On le dit Renaissance ; pour la date, c’est exact. Mais il ne présente pas l’harmonie des grands bâtiments blancs que ce terme évoque, par l’habitude qu’on a d’y imaginer les douceurs du Val de Loire et les grandes pelouses où de belles dames arboraient leurs robes chatoyantes.

C’est que nous sommes en Normandie, dans une Normandie attentive à économiser. Par exemple, on ne perce pas ces ouvertures prétentieuses tout juste bonnes à gaspiller le chauffage en hiver et à faire entrer la canicule en été ; on ne creuse pas de ces fossés coûteux qu’il faut ensuite entretenir, souvent fleurir, parfois même noyer d’eau qui attaque les joints et les fondations… Pour être juste il faut préciser cependant que l’image montre l’arrière du bâtiment, et que sa façade est beaucoup plus riante.

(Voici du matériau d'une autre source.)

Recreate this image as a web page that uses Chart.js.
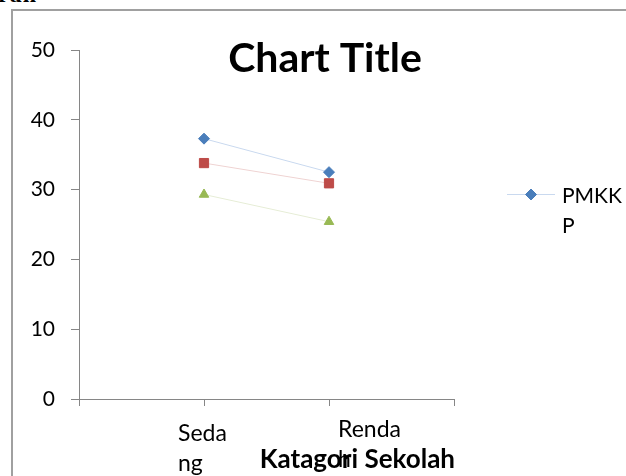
<!DOCTYPE html>
<html>
<head>
<meta charset="utf-8">
<script src="https://cdn.jsdelivr.net/npm/chart.js@4/dist/chart.umd.min.js"></script>
<style>
  html, body { margin: 0; padding: 0; background: #fff; width: 626px; height: 476px; overflow: hidden; }
  #cap { position: absolute; left: -2px; top: -19px; font: bold 24px "Liberation Serif", serif; color: #000; letter-spacing: 1px; }
  #frame { position: absolute; left: 11px; top: 9px; width: 700px; height: 600px;
           border-left: 2px solid #a0a0a0; border-top: 2px solid #a0a0a0; }
  #c { position: absolute; left: 0; top: 0; }
</style>
</head>
<body>
<div id="cap">ran</div>
<div id="frame"></div>
<canvas id="c" width="626" height="476"></canvas>
<script>
// Categories and wrapped tick labels
const categories = ['Sedang', 'Rendah'];
const xTickLabels = [['Seda', 'ng'], ['Renda', 'h']];
const yTickValues = [0, 10, 20, 30, 40, 50];

// Series values
const seriesNames = ['PMKKP', 'Seri 2', 'Seri 3'];
const pmkkp = [37.3, 32.5];
const seri2 = [33.8, 30.9];
const seri3 = [29.3, 25.4];

const chartTitle = 'Chart Title';
const xAxisTitle = 'Katagori Sekolah';

const FONT = 'Lato, "Open Sans", sans-serif';

// empty category slots on both ends so the points sit on the inner tick marks
const labels = ['', ...categories, ''];
const pad = arr => [null, ...arr, null];

const mk = (name, vals, line, fill, style, r) => ({
  label: name,
  data: pad(vals),
  borderColor: line,
  borderWidth: 1,
  backgroundColor: fill,
  pointStyle: style,
  pointRadius: r,
  pointHoverRadius: r,
  pointBackgroundColor: fill,
  pointBorderColor: fill,
  pointBorderWidth: 1,
  tension: 0,
  spanGaps: false
});

const datasets = [
  mk(seriesNames[0], pmkkp, '#c9d9ef', '#4a7ebb', 'rectRot', 5.5),
  mk(seriesNames[1], seri2, '#efd3d2', '#be4b48', 'rect', 6.5),
  mk(seriesNames[2], seri3, '#e6edd6', '#98b954', 'triangle', 5.5)
];

const decor = {
  id: 'decor',
  afterDraw(chart) {
    const ctx = chart.ctx;
    const xs = chart.scales.x;
    ctx.save();
    ctx.fillStyle = '#000';

    // chart title
    ctx.font = 'bold 41px ' + FONT;
    ctx.textAlign = 'center';
    ctx.textBaseline = 'alphabetic';
    ctx.fillText(chartTitle, 325, 72);

    // category labels (wrapped, left aligned block)
    ctx.font = '23px ' + FONT;
    ctx.textAlign = 'left';
    const shifts = [[-26, 441], [9, 437]];
    xTickLabels.forEach((lines, i) => {
      const x = xs.getPixelForValue(i + 1) + shifts[i][0];
      lines.forEach((t, k) => ctx.fillText(t, x, shifts[i][1] + k * 30));
    });

    // axis title
    ctx.font = 'bold 26px ' + FONT;
    ctx.textAlign = 'right';
    ctx.fillText(xAxisTitle, xs.right + 1, 468);

    // legend entry for the first series
    const ds = chart.data.datasets[0];
    const ly = 194;
    ctx.strokeStyle = ds.borderColor;
    ctx.lineWidth = 1;
    ctx.beginPath();
    ctx.moveTo(507, ly + 0.5);
    ctx.lineTo(555, ly + 0.5);
    ctx.stroke();
    ctx.fillStyle = ds.pointBackgroundColor;
    ctx.strokeStyle = ds.pointBorderColor;
    Chart.helpers.drawPoint(ctx, { pointStyle: ds.pointStyle, radius: ds.pointRadius, rotation: 0, borderWidth: 1 }, 531, ly + 0.5);
    ctx.fillStyle = '#000';
    ctx.font = '21px ' + FONT;
    ctx.textAlign = 'left';
    const name = ds.label;
    const legendLines = [name.slice(0, 4), name.slice(4)];
    legendLines.forEach((t, k) => ctx.fillText(t, 562, 203 + k * 30));
    ctx.restore();
  }
};

new Chart(document.getElementById('c'), {
  type: 'line',
  data: { labels, datasets },
  options: {
    responsive: false,
    animation: false,
    layout: { padding: { top: 50, right: 172, bottom: 0, left: 0 } },
    plugins: { legend: { display: false }, title: { display: false }, tooltip: { enabled: false } },
    scales: {
      x: {
        type: 'category',
        offset: false,
        grid: { display: true, drawOnChartArea: false, drawTicks: true, tickLength: 7, color: '#868686' },
        border: { display: true, color: '#868686', width: 1 },
        ticks: { display: false },
        afterFit(scale) { scale.height = 77; }
      },
      y: {
        min: 0,
        max: 50,
        afterBuildTicks(scale) { scale.ticks = yTickValues.map(v => ({ value: v })); },
        ticks: { color: '#000', font: { family: FONT, size: 21 }, padding: 16 },
        grid: { display: true, drawOnChartArea: false, drawTicks: true, tickLength: 8, color: '#868686' },
        border: { display: true, color: '#868686', width: 1 },
        afterFit(scale) { scale.width = 79; }
      }
    }
  },
  plugins: [decor]
});
</script>
</body>
</html>
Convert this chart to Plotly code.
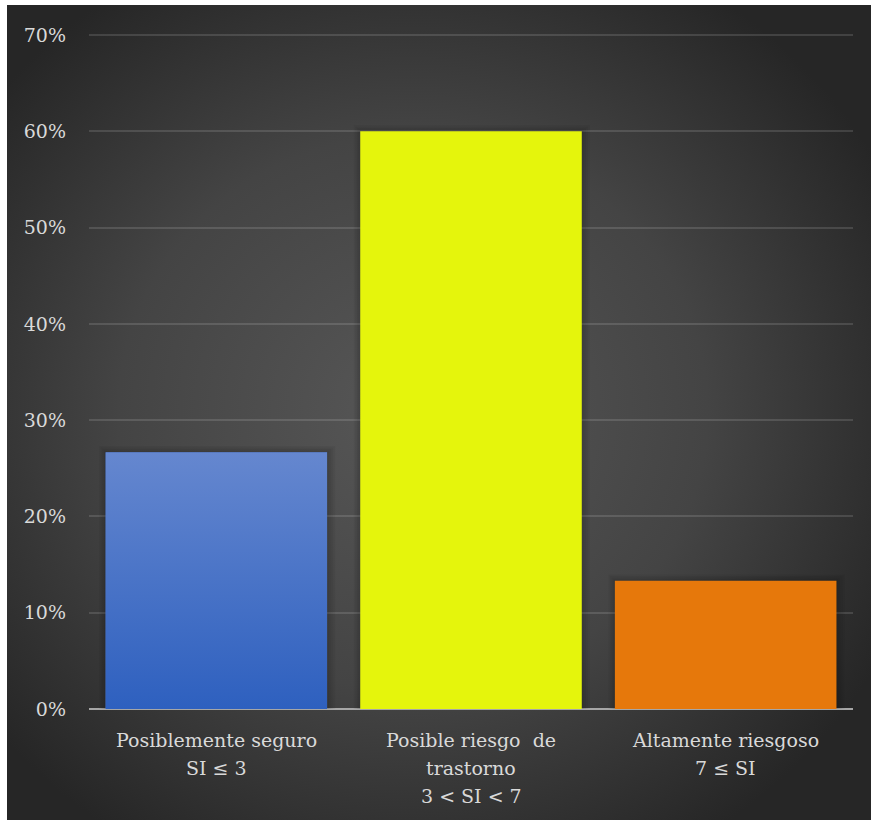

Le charme exceptionnel du manoir tient pour l’essentiel aux matériaux et à l’usage qui en est fait. L’architecte a étagé, en couches successives, le tuffeau, la brique et, touche délicate et assez fréquente en Normandie, le silex blond et noir ; il a tracé, en jouant sur la couleur, tout un appareil de motifs et de fresques. Il a ainsi donné au manoir une gaieté un peu étrange qui surprend quand on le découvre dans une clairière de ses bois noirs.

Chilham.

Chilham, août 1996


Un chat calme traverse la place principale à pas comptés ; on la dit principale, mais en fait à Chilham il n’y a qu’une place.

Ce très petit village proche de Canterbury se tient avec prudence à l’écart des routes fréquentées. On y voit des merveilles sans nombre – un antiquaire qui vend des meubles d’acajou mais aussi des collections d’œufs d’oiseaux des bois ; un paon en liberté qui arpente les rues en vous toisant avec suffisance ; une église anglicane où l’on vous sert en souriant le thé et des scones dans le cimetière.

Chilham est un village Tudor aux colombages kentish où l’on revient sans cesse. Il est probable qu’il s’agit bien d’un village réel, avec des habitants qui s’y sont installés pour y vivre ; pourtant on garde, en partant, l’impression que l’on a traversé quelques instants une scène de théâtre, avec décors et acteurs, avant de rejoindre les lieux ordinaires de la vraie vie.